Il y a des livres par lesquels il vaut mieux ne pas commencer pour aborder un auteur. Par exemple, Face aux ténèbres de William Styron, une œuvre peut-être moins aboutie que les autres, puisque issue d’une conférence, où le romancier américain raconte comment il s’est sorti d’une profonde dépression qui l’a mené au bord du suicide. Il m’a fallu dix ou quinze ans avant d’oublier cette expérience peu concluante et de plonger, par hasard, dans un autre livre du même auteur, celui-là puissant : La marche de nuit. Quand on a aimé ce petit roman inspiré d’un fait réel survenu dans le corps des Marines, lors d’un entraînement avant la guerre de Corée, on ne peut qu’être attiré par ce recueil de textes posthumes que vient de publier Gallimard, À tombeau ouvert. Deux nouvelles sont complètement inédites (« La maison de mon père » et « Elobey, Annobón et Corisco »), tandis que les trois autres (« Blankenship », « Marriott le marine » et « À tombeau ouvert ») ont paru dans un périodique américain. Certains de ces textes devaient faire partie d’un roman que l’auteur a finalement abandonné pour écrire Le choix de Sophie, œuvre qui connut un grand succès dès sa parution en 1979 malgré une certaine controverse. Tous, à des degrés divers, parlent du traumatisme de la guerre, « de la place quasi obsessionnelle » (quatrième de couverture) qu’elle occupe dans l’œuvre du romancier.
Styron dit devoir beaucoup à son prédécesseur Faulkner, écrivain du sud des États-Unis, comme lui. Toutefois, son écriture est plus simple, épurée, ses personnages, malgré la violence qui les entoure et à laquelle ils participent nécessairement, apparaissent parfois tendres et fragiles.
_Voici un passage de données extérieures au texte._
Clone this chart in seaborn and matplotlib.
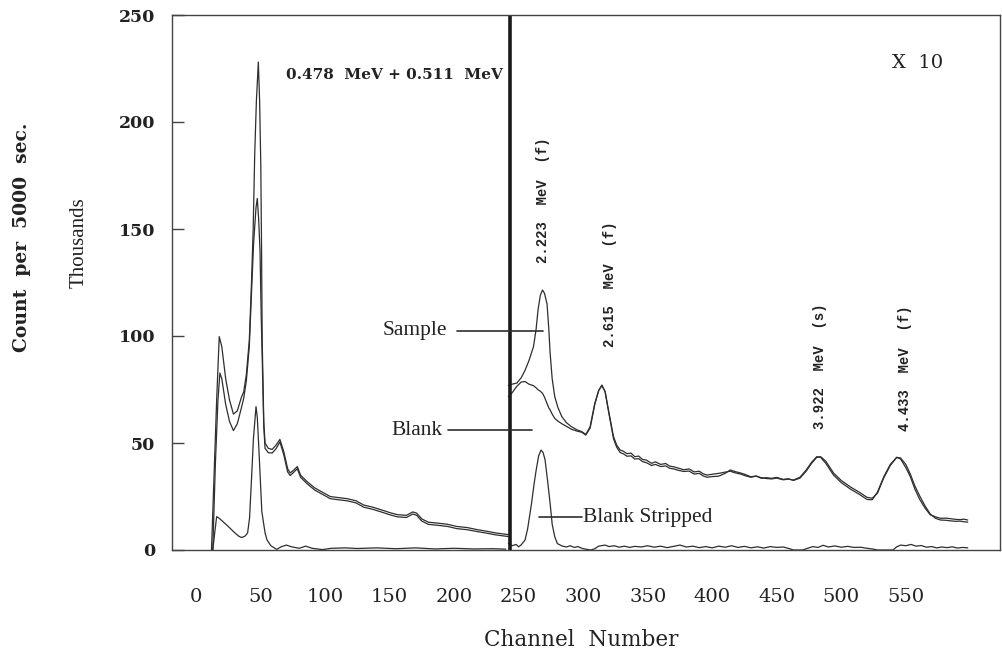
import matplotlib
matplotlib.use("Agg")
import matplotlib.pyplot as plt
import seaborn as sns

# ---------------- data ----------------
x_ticks = [0, 50, 100, 150, 200, 250, 300, 350, 400, 450, 500, 550]
y_ticks = [0, 50, 100, 150, 200, 250]

# left part (true scale), channel / thousands of counts
sample_left_ch = [12, 14, 16, 18, 20, 23, 26, 29, 32, 35, 37, 39, 41.3, 43, 44.3,
                  45.5, 46.8, 48.3, 49.3, 50.2, 50.8, 51.3, 52.5, 53.5, 56, 59, 62, 65, 68, 71,
                  73, 76, 78.5, 81, 86, 92, 98, 104, 110, 117, 124, 130, 137, 145, 150,
                  156, 163, 168, 171, 175, 180, 188, 195, 202, 210, 218, 225, 232, 238, 242]
sample_left_val = [0, 35, 70, 99.7, 95, 80, 70, 63.5, 65, 71, 74, 82, 98, 125, 150,
                   185, 210, 228, 210, 180, 140, 98, 60, 50, 47.5, 47, 49, 51.7, 46, 38,
                   36, 37.5, 39, 35, 32, 29, 27, 25, 24.5, 24, 23, 21, 20, 18.5, 17.5,
                   16.5, 16.2, 17.8, 17.2, 14.5, 13, 12.5, 12, 11, 10.5, 9.5, 8.8, 8, 7.5, 7.2]

blank_left_ch = [13, 15, 17, 18.5, 20, 23, 26, 29, 32, 35, 37, 39, 41.3, 43, 44.6,
                 46.5, 47.5, 48.5, 49.6, 50.5, 51.3, 52.5, 53.5, 56, 59, 62, 65, 68, 71, 73,
                 76, 78.5, 81, 86, 92, 98, 104, 110, 117, 124, 130, 137, 145, 150, 156,
                 163, 168, 171, 175, 180, 188, 195, 202, 210, 218, 225, 232, 238, 242]
blank_left_val = [0, 40, 70, 82.7, 80, 68, 60, 55.8, 59, 66, 71, 79, 95, 120, 143,
                  160, 164.3, 155, 140, 110, 90, 58, 47.5, 45.5, 45.3, 47.3, 50.5, 44.5, 36.5, 34.8,
                  36.5, 38, 34, 31, 28, 26, 24, 23.5, 23, 22, 20, 19, 17.5, 16.5, 15.5,
                  15.2, 16.8, 16.2, 13.5, 12, 11.5, 11, 10, 9.5, 8.6, 7.9, 7.1, 6.6, 6.3]

stripped_left_ch = [13, 14.5, 16, 18, 21, 25, 29, 33, 35.4, 38, 40, 41.5, 43, 44.5, 46.5,
                    47.5, 48.5, 49.6, 51, 53.5, 55, 58, 62.5, 66, 70, 74, 80, 85, 90, 98,
                    105, 116, 125, 140, 155, 170, 185, 200, 215, 230, 240]
stripped_left_val = [0, 8, 15.6, 14.8, 13.2, 11, 8.6, 6.5, 5.8, 6.5, 8, 15, 33, 52, 67,
                     62, 50, 36, 18, 8, 4.7, 2, 0.3, 1.5, 2.3, 1.5, 0.8, 1.8, 0.8, 0.2,
                     0.8, 1.0, 0.7, 1.0, 0.6, 1.0, 0.5, 0.8, 0.5, 0.6, 0.4]

# right part (shown X 10)
right_ch = [242, 245, 248.6, 252, 255, 258, 261.5, 263.5, 265, 266.8,
            268.5, 270, 272, 273.3, 274.4, 276, 278, 280.5, 283.5, 287,
            291, 295, 299, 302, 305.4, 309, 312, 314.5, 317, 319.6,
            323.5, 326, 328.7, 331, 334, 337, 340, 343, 346, 349,
            353, 356, 360, 364, 367, 370, 374, 378, 382, 386,
            390, 393, 396, 400, 405, 410, 414, 418, 422, 426,
            430, 434, 438, 442, 446, 450, 455, 459, 463, 468,
            473, 477, 481, 484, 488, 494, 500, 507, 514, 520,
            524, 528, 533, 538, 543, 546, 550, 553.5, 557, 561,
            565, 569, 573, 577, 581, 585, 589, 592, 595, 598]
sample_right_val = [77, 77.5, 78, 80.5, 84, 88.5, 95, 103, 112, 119,
                    121.5, 120, 115, 104, 92, 80, 71.6, 66.5, 62.3, 59.5,
                    57.6, 56.2, 55.3, 54, 57.6, 68.5, 74.5, 77.1, 74, 65.4,
                    53, 49, 46.7, 46.2, 45, 45.3, 43.6, 43.9, 42.3, 42.0,
                    40.5, 41.2, 40, 40.4, 39.2, 38.9, 38.2, 37.5, 37.9, 36.5,
                    36.8, 35.6, 35, 35.4, 35.8, 36.4, 36.8, 36.0, 35.5, 34.6,
                    34, 34.5, 33.8, 33.4, 33.2, 33.6, 32.8, 33.1, 32.7, 34,
                    37.5, 41, 43.6, 43.3, 40.5, 35, 31.5, 28.5, 26, 23.6,
                    23.5, 27, 34.3, 40, 43.3, 42.5, 38.5, 34.3, 28.5, 23.4,
                    19.5, 16.4, 15.5, 14.8, 14.9, 14.6, 14.3, 14.2, 14.4, 14.0]
blank_right_val = [71.6, 73.5, 76.5, 78.5, 78.7, 77.5, 76.8, 75.8, 74.9, 74.2,
                   73.2, 71.5, 68.5, 66.5, 65.5, 63.5, 61.5, 60.2, 59, 57.8,
                   56.4, 55.6, 55.0, 53.7, 57, 68, 74.5, 76.8, 74, 65,
                   52, 48, 45.5, 45.0, 43.8, 44.0, 42.5, 42.7, 41.3, 40.8,
                   39.5, 40.0, 39, 39.3, 38.2, 37.9, 37.2, 36.7, 36.9, 35.5,
                   35.8, 34.6, 34.0, 34.3, 34.5, 35.8, 37.4, 36.6, 36, 35.2,
                   34.2, 34.6, 33.5, 33.8, 33.5, 33.9, 33.0, 33.3, 32.5, 33.6,
                   37, 40.5, 43.3, 43.6, 41.5, 36, 32.5, 29.5, 27, 24.6,
                   24.2, 26.5, 33.8, 39.5, 43.3, 43, 40, 35.5, 30, 25,
                   20.5, 16.8, 14.8, 14, 13.9, 13.6, 13.4, 13.5, 13.2, 13.0]

stripped_right_ch = [242, 245, 248, 250, 252, 255, 257, 260, 262, 263.5,
                     265.5, 267.4, 269, 270.5, 272.5, 274.4, 276, 278, 280, 283.5,
                     287, 290, 293, 296, 299, 301, 306, 309, 312, 317,
                     320, 324, 328, 332, 336, 340, 345, 350, 355, 360,
                     365, 370, 375, 380, 385, 390, 395, 400, 405, 410,
                     415, 420, 425, 430, 435, 440, 445, 450, 455, 460,
                     463, 470, 474, 478, 482, 486, 490, 495, 500, 505,
                     510, 515, 520, 525, 528, 540, 543, 546, 550, 554,
                     558, 562, 566, 570, 574, 578, 582, 586, 590, 594, 598]
stripped_right_val = [3.1, 2.0, 2.6, 1.5, 2.4, 4.7, 10, 21.8, 31, 37,
                      44, 46.7, 45.5, 42, 32, 21.8, 12, 6.2, 3.0, 1.9,
                      1.4, 2.0, 1.2, 1.6, 0.8, 0.5, 0.0, 0.6, 1.8, 2.3,
                      1.6, 2.0, 1.3, 1.8, 1.2, 1.7, 1.4, 2.0, 1.3, 1.8,
                      1.1, 1.7, 2.3, 1.4, 1.8, 1.1, 1.6, 1.0, 1.8, 1.3,
                      2.0, 1.2, 1.7, 1.0, 1.5, 0.9, 1.6, 1.2, 1.4, 0.6,
                      0.0, 0.0, 0.8, 1.6, 1.2, 2.2, 1.4, 1.9, 1.3, 1.7,
                      1.2, 1.3, 0.8, 0.4, 0.0, 0.0, 1.5, 2.3, 2.0, 2.6,
                      1.8, 2.1, 1.3, 1.6, 1.0, 1.4, 1.1, 1.5, 0.9, 1.2, 1.0]

split_channel = 243.4
peak_labels = ["2.223  MeV  (f)", "2.615  MeV  (f)", "3.922  MeV  (s)", "4.433  MeV  (f)"]
peak_label_x = [269, 321, 483.7, 549.6]
peak_label_y = [163.6, 124.3, 85.8, 85.0]

# ---------------- drawing ----------------
sns.set_theme(style="white")
plt.rcParams["font.family"] = ["DejaVu Serif"]

W, H = 1002, 657
fig = plt.figure(figsize=(W / 100, H / 100), dpi=100)
ax = fig.add_axes([172 / W, 1 - 550 / H, (1000 - 172) / W, (550 - 15) / H])

LINE = "#2e2e2e"
for xs, ys in [(sample_left_ch, sample_left_val), (blank_left_ch, blank_left_val),
               (stripped_left_ch, stripped_left_val), (right_ch, sample_right_val),
               (right_ch, blank_right_val), (stripped_right_ch, stripped_right_val)]:
    sns.lineplot(x=xs, y=ys, ax=ax, color=LINE, linewidth=0.9, estimator=None, sort=False)

ax.axvline(split_channel, color="#1a1a1a", linewidth=2.6)

ax.set_xlim(-18.6, 623)
ax.set_ylim(0, 250)
ax.set_xticks(x_ticks)
ax.set_yticks(y_ticks)
ax.set_xticklabels([str(v) for v in x_ticks], fontsize=14, color="#222")
ax.set_yticklabels([str(v) for v in y_ticks], fontsize=12.5, fontweight="bold", color="#222")
ax.tick_params(axis="x", length=0, pad=27)
ax.tick_params(axis="y", direction="in", length=8.5, width=1, color="#444", pad=12, left=True)
for s in ax.spines.values():
    s.set_visible(True)
    s.set_color("#444")
    s.set_linewidth(1.0)
ax.grid(False)

# labels
fig.text(581 / W, 1 - 640 / H, "Channel  Number", ha="center", va="center",
         fontsize=15.5, color="#222")
fig.text(22 / W, 1 - 237 / H, "Count  per  5000  sec.", rotation=90, ha="center",
         va="center", fontsize=13.5, fontweight="bold", color="#222")
fig.text(79 / W, 1 - 243 / H, "Thousands", rotation=90, ha="center", va="center",
         fontsize=15, family=["Liberation Serif"], color="#222")

# annotations
ax.text(69.8, 222, "0.478  MeV + 0.511  MeV", ha="left", va="center", fontsize=11,
        fontweight="bold", color="#222")
ax.text(559, 227.6, "X  10", ha="center", va="center", fontsize=14, color="#222")
for t, xx, yy in zip(peak_labels, peak_label_x, peak_label_y):
    ax.text(xx, yy, t, rotation=90, ha="center", va="center", fontsize=10,
            family=["Liberation Mono"], fontweight="bold", color="#222")

ax.text(194.6, 102.8, "Sample", ha="right", va="center", fontsize=15.5,
        family=["Liberation Serif"], color="#222")
ax.plot([202, 269], [102.3, 102.3], color=LINE, linewidth=1.2)
ax.text(190.7, 56, "Blank", ha="right", va="center", fontsize=15.5,
        family=["Liberation Serif"], color="#222")
ax.plot([195.3, 260.5], [56.3, 56.3], color=LINE, linewidth=1.2)
ax.text(300, 15.4, "Blank Stripped", ha="left", va="center", fontsize=15.5,
        family=["Liberation Serif"], color="#222")
ax.plot([266, 299], [15.6, 15.6], color=LINE, linewidth=1.2)

fig.savefig("out.png", dpi=100, facecolor="white")
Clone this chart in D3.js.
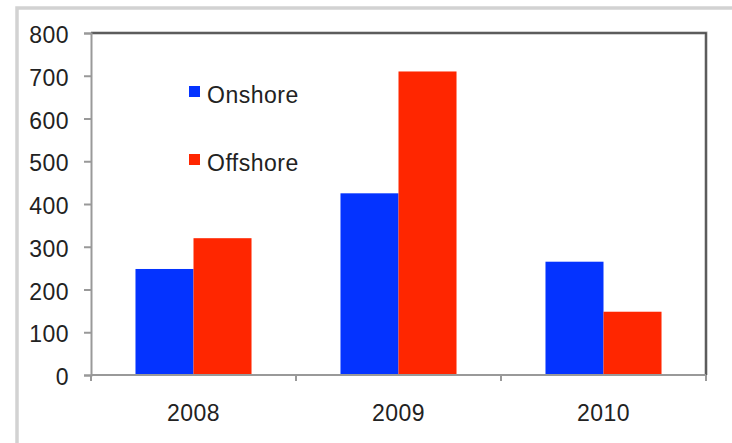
<!DOCTYPE html>
<html>
<head>
<meta charset="utf-8">
<script src="https://cdn.jsdelivr.net/npm/d3@7"></script>
<style>
  html, body { margin: 0; padding: 0; background: #fff; }
  svg { display: block; }
  text { font-family: "Liberation Sans", Arial, sans-serif; fill: #222; letter-spacing: 0.5px; }
</style>
</head>
<body>
<svg id="chart" width="732" height="443"></svg>
<script>
const categories = ["2008", "2009", "2010"];
const seriesNames = ["Onshore", "Offshore"];
const onshore = [248, 425, 265];
const offshore = [320, 710, 148];
const seriesColors = ["#0433ff", "#ff2600"];
const yTicks = [0, 100, 200, 300, 400, 500, 600, 700, 800];

const svg = d3.select("#chart");
const m = { left: 91, right: 706, top: 33, bottom: 375 };

// outer frame (clipped at right/bottom in reference)
svg.append("rect")
  .attr("x", 17).attr("y", 8).attr("width", 800).attr("height", 600)
  .attr("fill", "#fff").attr("stroke", "#d2d2d2").attr("stroke-width", 3.5);

const x0 = d3.scaleBand().domain(categories).range([m.left, m.right])
  .paddingInner(0.434).paddingOuter(0.217);
const x1 = d3.scaleBand().domain(seriesNames).range([0, x0.bandwidth()]);
const y = d3.scaleLinear().domain([0, 800]).range([m.bottom, m.top]);

const data = categories.map((c, i) => ({ cat: c, vals: [onshore[i], offshore[i]] }));

// bars
const g = svg.append("g");
data.forEach(d => {
  d.vals.forEach((v, j) => {
    g.append("rect")
      .attr("x", x0(d.cat) + x1(seriesNames[j]))
      .attr("y", y(v))
      .attr("width", x1.bandwidth())
      .attr("height", y(0) - y(v))
      .attr("fill", seriesColors[j]);
  });
});

// top/right frame of plot area
svg.append("path")
  .attr("d", `M${m.left},${m.top}H${m.right}V${m.bottom}`)
  .attr("fill", "none").attr("stroke", "#a5a5a5").attr("stroke-width", 3);
svg.append("path")
  .attr("d", `M${m.left},${m.top}H${m.right}V${m.bottom}`)
  .attr("fill", "none").attr("stroke", "#444").attr("stroke-width", 1.5);

// y axis
const yAxis = svg.append("g").attr("transform", `translate(${m.left},0)`)
  .call(d3.axisLeft(y).tickValues(yTicks).tickSize(7).tickPadding(15).tickFormat(d3.format("d")));
yAxis.select(".domain").attr("stroke", "#999").attr("stroke-width", 2);
yAxis.selectAll(".tick line").attr("stroke", "#999").attr("stroke-width", 2);
yAxis.selectAll(".tick text").attr("font-size", 23).attr("fill", "#222")
  .attr("dy", "0.42em")
  .style("font-family", "'Liberation Sans', Arial, sans-serif");

// x axis
const xEdges = d3.scaleOrdinal().domain(d3.range(categories.length + 1))
  .range(d3.range(categories.length + 1).map(i => m.left + i * x0.step()));
const xAxis = svg.append("g").attr("transform", `translate(0,${m.bottom})`);
xAxis.append("line").attr("x1", m.left).attr("x2", m.right)
  .attr("stroke", "#999").attr("stroke-width", 2);
d3.range(categories.length + 1).forEach(i => {
  const xx = xEdges(i);
  xAxis.append("line").attr("x1", xx).attr("x2", xx).attr("y1", 0).attr("y2", 6)
    .attr("stroke", "#999").attr("stroke-width", 2);
});
categories.forEach(c => {
  xAxis.append("text")
    .attr("x", x0(c) + x0.bandwidth() / 2)
    .attr("y", 46)
    .attr("text-anchor", "middle")
    .attr("font-size", 23)
    .text(c);
});

// legend
const legend = svg.append("g");
const legendY = [91, 159];
seriesNames.forEach((s, j) => {
  legend.append("rect")
    .attr("x", 189).attr("y", legendY[j] - 5).attr("width", 11).attr("height", 11)
    .attr("fill", seriesColors[j]);
  legend.append("text")
    .attr("x", 207).attr("y", legendY[j] + 11.5)
    .attr("font-size", 23)
    .text(s);
});
</script>
</body>
</html>
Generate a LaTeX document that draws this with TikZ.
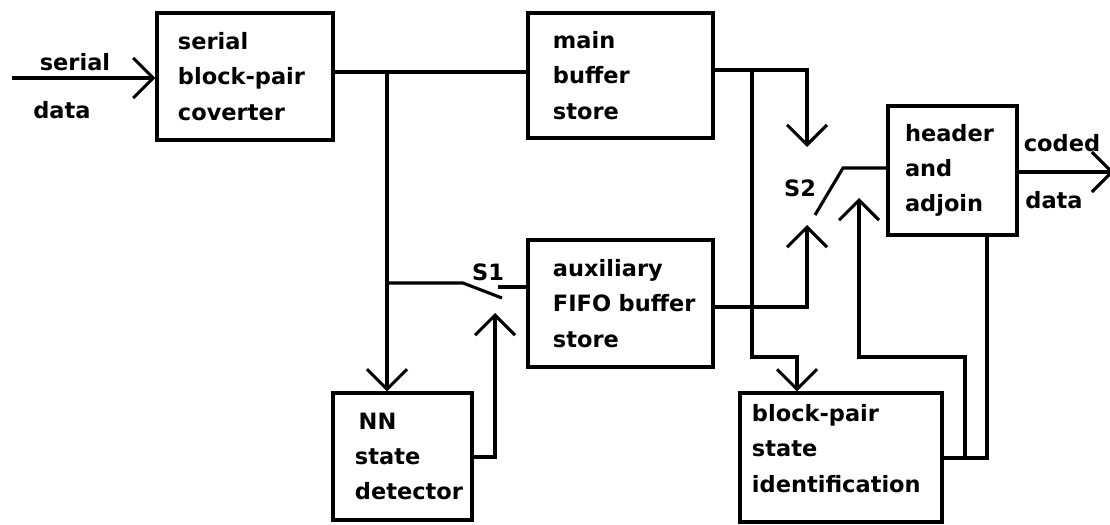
\documentclass[tikz,border=0pt]{standalone}
\usepackage{fontspec}
\setmainfont{DejaVu Sans}
\usetikzlibrary{arrows.meta}

\begin{document}
\begin{tikzpicture}[x=0.025cm, y=-0.025cm, line width=2.2pt,
  >={Straight Barb[length=5mm,width=10mm]},
  font=\bfseries\fontsize{16}{25}\selectfont,
  block/.style={draw, align=left, inner sep=2pt},
  lbl/.style={inner sep=0pt}]

\clip (0,0) rectangle (1110,525);

\node[block, minimum width=4.4cm, minimum height=3.175cm, text width=3.35cm] (conv) at (245,76.5) {serial\\block-pair\\coverter};
\node[block, minimum width=4.625cm, minimum height=3.125cm, text width=3.375cm] (mainbuf) at (620.5,75.5) {main\\buffer\\store};
\node[block, minimum width=4.625cm, minimum height=3.175cm, text width=3.375cm] (aux) at (620.5,303.5) {auxiliary\\FIFO~buffer\\store};
\node[block, minimum width=3.475cm, minimum height=3.175cm, text width=2.375cm] (nn) at (402.5,456.5) {\,NN\\state\\detector};
\node[block, minimum width=3.225cm, minimum height=3.225cm, text width=2.375cm] (hdr) at (952.5,170.5) {header\\and\\adjoin};
\node[block, minimum width=5.05cm, minimum height=3.225cm, text width=4.45cm] (bp) at (841,457.5) {block-pair\\state\\identification\\[-12pt]\mbox{}};

\node[lbl] (inlbla) at (75,62) {serial};
\node[lbl] (inlblb) at (62,110) {data};
\node[lbl] (outlbla) at (1062,143) {coded};
\node[lbl] (outlblb) at (1054,200) {data};
\node[lbl] (s1lbl) at (488,272) {S1};
\node[lbl] (s2lbl) at (800,188) {S2};

\coordinate (in) at (12,78);
\coordinate (j1) at (387,72);
\coordinate (j2) at (387,283);
\coordinate (s1a) at (463,283);
\coordinate (s1b) at (502,298);
\coordinate (s1c) at (498,287);
\coordinate (s1ctl) at (495,313);
\coordinate (n1) at (495,457);
\coordinate (j3) at (752,70);
\coordinate (k1) at (797,357);
\coordinate (s2top) at (807,147);
\coordinate (s2bot) at (807,225);
\coordinate (a1) at (713,307);
\coordinate (s2a) at (843,168);
\coordinate (s2b) at (815,215);
\coordinate (f1) at (965,458);
\coordinate (f2) at (859,357);
\coordinate (s2ctl) at (859,198);
\coordinate (h1) at (987,458);
\coordinate (out) at (1114,172);

\draw[->] (in) -- (in -| conv.west);
\draw (conv.east |- j1) -- (mainbuf.west |- j1);
\draw[->] (j1) -- (j1 |- nn.north);
\draw (j2) -- (s1a) -- (s1b);
\draw (aux.west |- s1c) -- (s1c);
\draw[->] (nn.east |- n1) -| (s1ctl);
\draw[->] (mainbuf.east |- j3) -| (s2top);
\draw[->] (j3) |- (k1) -- (k1 |- bp.north);
\draw[->] (a1) -| (s2bot);
\draw (hdr.west |- s2a) -- (s2a) -- (s2b);
\draw[->] (bp.east |- f1) -- (f1) |- (f2) -- (s2ctl);
\draw (h1 |- hdr.south) -- (h1) -- (f1);
\draw[->] (hdr.east |- out) -- (out);
\end{tikzpicture}
\end{document}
Sa clairvoyance humaine, par exemple quand l’un de ses personnages évoque sa pire peur, celle d’avoir l’air faible devant ses compagnons marines dans un débarquement au Japon alors que tous risquent la mort, est excessivement touchante, surtout lorsqu’on pense que l’auteur s’est lui-même engagé pour combattre à la fin de la Seconde Guerre, « la « bonne guerre », « la guerre qui devait mettre fin à toutes les guerres » – mais le conflit se terminera avant qu’il n’arrive à destination. De même, l’ambiguïté des sentiments d’un de ses alter ego à propos de son retour au sein du corps des Marines pendant la guerre de Corée, mélange de dégoût et de fierté.
Après une telle lecture, on est mieux « armé » pour affronter Face aux ténèbres, et en comprendre la douloureuse intensité.